E conomic experts have cautioned that the approval of the ₦54.99 trillion 2025 Appropriation Bill by the National Assembly may drive inflation higher, urging fiscal and monetary authorities to prepare for its potential impact.
The budget, which includes ₦14.32 trillion for debt servicing and ₦13.64 trillion for recurrent expenditure, was passed on Thursday, marking a significant increase from earlier proposals.
Speaking on the development, Chief Economist at SPM Professionals, Paul Alaje, warned that the expansionary nature of the budget could fuel inflationary pressures, especially if fully implemented.
"The government is aiming to reduce inflation to 15 percent, yet it plans to increase spending significantly. There are trade-offs in economics—more spending often leads to inflation. Additionally, financing this budget remains a challenge, as revenue sources may not be sufficient," Alaje stated.

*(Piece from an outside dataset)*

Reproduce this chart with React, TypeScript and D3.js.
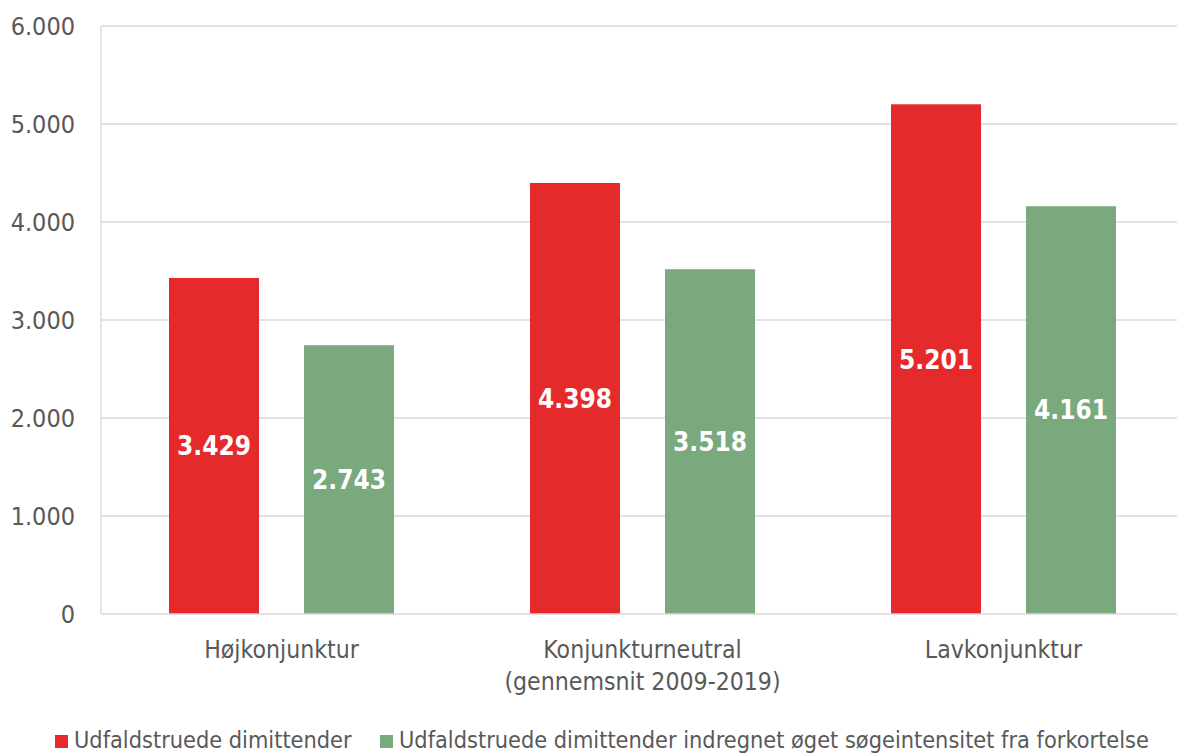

He further noted that while efforts have been made to reduce the debt service-to-revenue ratio from 98 percent to 67 percent, the new budget could push borrowing levels higher.
Similarly, Dr. Joseph Ogebe, Head of Research at the Nigerian Economic Summit Group, emphasized the need for private sector collaboration to ensure effective budget implementation.
"This is the largest budget in Nigeria's history. While increased capital allocation signals a commitment to infrastructure development, successful execution requires private sector involvement. Addressing fiscal efficiency, supporting social interventions, and developing critical infrastructure will be key to ensuring economic growth," Ogebe explained.
As Nigeria navigates economic uncertainties, experts stress the importance of balancing spending with fiscal responsibility to mitigate inflation risks and sustain long-term economic stability.